Extract every line below that contains the word "Rebuild".

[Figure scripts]
* BEGIN *

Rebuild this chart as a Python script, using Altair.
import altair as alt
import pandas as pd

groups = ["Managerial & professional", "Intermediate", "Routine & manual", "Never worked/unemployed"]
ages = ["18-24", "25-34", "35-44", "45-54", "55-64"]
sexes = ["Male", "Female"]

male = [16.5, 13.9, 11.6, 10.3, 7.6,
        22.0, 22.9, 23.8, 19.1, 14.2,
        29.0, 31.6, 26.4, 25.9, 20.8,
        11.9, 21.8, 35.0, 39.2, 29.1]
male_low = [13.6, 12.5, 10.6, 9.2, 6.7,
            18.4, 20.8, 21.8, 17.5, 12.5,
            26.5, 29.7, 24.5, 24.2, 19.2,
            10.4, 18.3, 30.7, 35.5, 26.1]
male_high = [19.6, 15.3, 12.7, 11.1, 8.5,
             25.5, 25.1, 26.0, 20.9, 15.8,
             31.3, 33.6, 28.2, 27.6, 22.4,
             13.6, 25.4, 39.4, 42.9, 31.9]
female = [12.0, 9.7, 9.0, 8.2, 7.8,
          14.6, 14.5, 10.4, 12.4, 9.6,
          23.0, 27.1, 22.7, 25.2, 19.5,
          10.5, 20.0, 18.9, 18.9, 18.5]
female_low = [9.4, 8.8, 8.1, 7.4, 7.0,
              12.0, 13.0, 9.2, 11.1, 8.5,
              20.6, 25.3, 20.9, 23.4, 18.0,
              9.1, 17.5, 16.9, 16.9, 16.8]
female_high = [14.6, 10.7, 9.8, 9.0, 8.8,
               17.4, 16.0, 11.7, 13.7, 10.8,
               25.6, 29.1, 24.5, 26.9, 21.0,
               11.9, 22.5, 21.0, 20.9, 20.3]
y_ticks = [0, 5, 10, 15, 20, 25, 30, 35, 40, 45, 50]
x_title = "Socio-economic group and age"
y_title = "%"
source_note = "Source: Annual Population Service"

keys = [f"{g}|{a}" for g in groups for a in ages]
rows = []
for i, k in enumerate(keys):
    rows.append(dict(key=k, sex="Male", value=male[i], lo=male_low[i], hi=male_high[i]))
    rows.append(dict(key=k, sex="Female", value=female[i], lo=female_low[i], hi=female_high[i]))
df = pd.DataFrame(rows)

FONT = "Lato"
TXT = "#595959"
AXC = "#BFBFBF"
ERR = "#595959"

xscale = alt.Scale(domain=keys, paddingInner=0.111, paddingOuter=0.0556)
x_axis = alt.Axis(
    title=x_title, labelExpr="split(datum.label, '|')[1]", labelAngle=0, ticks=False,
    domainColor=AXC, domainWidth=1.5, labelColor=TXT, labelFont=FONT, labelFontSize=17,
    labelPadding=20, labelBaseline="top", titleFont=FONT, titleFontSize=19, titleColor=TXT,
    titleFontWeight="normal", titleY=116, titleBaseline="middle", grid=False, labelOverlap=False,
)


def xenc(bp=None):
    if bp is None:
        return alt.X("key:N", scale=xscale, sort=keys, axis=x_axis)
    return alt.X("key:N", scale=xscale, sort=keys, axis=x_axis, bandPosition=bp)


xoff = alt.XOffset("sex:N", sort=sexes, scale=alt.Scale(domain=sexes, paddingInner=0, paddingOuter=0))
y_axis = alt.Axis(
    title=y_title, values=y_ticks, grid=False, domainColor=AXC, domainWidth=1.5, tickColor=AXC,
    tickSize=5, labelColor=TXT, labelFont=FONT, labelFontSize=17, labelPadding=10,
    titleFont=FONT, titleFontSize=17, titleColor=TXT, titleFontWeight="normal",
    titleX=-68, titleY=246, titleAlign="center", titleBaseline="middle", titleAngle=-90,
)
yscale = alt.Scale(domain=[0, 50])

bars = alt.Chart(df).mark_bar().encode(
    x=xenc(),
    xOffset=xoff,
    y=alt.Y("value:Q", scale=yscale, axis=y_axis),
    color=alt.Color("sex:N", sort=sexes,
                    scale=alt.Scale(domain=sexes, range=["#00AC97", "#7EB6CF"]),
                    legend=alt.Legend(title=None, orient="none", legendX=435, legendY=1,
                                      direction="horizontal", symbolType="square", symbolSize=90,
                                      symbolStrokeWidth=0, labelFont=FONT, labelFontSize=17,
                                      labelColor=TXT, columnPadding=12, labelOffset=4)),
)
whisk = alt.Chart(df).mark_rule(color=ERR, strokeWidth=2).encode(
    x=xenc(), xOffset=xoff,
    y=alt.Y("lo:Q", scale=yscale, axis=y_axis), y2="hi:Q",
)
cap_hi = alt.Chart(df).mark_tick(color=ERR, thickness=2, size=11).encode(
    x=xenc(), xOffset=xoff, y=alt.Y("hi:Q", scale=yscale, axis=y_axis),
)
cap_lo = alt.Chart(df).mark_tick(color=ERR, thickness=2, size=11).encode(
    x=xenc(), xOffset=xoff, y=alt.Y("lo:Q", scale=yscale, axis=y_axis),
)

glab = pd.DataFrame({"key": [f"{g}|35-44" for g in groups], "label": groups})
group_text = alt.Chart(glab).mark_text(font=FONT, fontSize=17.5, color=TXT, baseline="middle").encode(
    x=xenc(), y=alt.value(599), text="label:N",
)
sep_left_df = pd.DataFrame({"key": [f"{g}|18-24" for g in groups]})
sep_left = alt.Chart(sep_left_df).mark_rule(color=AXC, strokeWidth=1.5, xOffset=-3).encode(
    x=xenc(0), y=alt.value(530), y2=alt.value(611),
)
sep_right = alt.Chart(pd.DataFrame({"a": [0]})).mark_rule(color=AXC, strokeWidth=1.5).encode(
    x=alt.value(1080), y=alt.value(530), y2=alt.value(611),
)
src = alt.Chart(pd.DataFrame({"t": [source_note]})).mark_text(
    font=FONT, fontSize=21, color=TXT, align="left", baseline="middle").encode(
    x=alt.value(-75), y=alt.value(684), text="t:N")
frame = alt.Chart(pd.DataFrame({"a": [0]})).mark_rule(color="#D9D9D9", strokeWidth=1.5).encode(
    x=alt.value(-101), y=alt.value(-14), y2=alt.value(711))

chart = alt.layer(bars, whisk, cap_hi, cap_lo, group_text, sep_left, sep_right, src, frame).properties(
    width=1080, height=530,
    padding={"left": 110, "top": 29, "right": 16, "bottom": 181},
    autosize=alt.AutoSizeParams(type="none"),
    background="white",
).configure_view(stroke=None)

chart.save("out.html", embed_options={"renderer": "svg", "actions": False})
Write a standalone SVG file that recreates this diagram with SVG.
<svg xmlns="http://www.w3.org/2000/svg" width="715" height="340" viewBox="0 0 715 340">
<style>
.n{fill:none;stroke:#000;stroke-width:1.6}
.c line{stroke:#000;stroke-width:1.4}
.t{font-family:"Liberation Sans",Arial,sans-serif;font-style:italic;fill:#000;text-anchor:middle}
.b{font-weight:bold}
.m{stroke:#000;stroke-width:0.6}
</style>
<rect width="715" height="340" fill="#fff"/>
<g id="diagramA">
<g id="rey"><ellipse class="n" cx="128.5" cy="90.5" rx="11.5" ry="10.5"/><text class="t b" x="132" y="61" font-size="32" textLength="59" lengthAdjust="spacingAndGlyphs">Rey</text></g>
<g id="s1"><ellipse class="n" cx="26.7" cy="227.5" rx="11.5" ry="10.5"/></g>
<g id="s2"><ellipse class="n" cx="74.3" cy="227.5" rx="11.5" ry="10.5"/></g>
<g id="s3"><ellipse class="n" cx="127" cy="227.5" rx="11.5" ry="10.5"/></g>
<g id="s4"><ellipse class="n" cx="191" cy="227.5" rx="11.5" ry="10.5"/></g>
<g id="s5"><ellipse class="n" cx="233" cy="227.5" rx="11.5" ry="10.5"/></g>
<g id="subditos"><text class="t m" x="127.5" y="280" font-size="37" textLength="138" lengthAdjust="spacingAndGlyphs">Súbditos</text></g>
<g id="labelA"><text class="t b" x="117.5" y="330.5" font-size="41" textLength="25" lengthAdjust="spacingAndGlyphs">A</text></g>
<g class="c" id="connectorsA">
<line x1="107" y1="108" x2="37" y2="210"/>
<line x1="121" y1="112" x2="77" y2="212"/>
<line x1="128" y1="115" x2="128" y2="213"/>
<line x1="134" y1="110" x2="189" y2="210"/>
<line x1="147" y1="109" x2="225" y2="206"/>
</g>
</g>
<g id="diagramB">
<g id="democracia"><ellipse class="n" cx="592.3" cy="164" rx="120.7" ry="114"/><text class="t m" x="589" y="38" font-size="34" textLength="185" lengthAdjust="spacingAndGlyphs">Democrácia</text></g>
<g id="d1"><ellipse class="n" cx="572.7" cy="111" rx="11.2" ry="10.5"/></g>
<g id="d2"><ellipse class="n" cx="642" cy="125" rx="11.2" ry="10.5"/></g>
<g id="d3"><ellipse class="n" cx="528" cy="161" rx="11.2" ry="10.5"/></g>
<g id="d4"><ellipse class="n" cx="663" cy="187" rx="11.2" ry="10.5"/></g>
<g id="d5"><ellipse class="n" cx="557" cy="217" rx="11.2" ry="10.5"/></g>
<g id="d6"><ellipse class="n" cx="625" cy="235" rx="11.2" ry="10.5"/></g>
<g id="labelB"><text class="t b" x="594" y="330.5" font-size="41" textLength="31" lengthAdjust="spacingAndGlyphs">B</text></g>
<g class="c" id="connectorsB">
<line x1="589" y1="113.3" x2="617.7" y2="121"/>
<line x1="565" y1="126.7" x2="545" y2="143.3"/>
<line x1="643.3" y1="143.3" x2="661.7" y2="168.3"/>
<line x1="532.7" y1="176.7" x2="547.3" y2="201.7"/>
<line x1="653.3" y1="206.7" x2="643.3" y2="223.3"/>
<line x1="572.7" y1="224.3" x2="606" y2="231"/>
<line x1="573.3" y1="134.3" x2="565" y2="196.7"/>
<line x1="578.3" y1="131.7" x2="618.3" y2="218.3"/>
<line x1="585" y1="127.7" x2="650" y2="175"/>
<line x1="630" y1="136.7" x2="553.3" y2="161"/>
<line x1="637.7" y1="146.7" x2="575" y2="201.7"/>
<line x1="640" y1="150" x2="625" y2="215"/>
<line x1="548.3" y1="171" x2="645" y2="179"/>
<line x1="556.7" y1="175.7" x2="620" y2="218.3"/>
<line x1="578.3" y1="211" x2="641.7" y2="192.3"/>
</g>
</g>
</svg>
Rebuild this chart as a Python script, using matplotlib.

* END *

> _Task answer_
Rebuild this chart as a Python script, using Altair.
Rebuild this chart as a Python script, using matplotlib.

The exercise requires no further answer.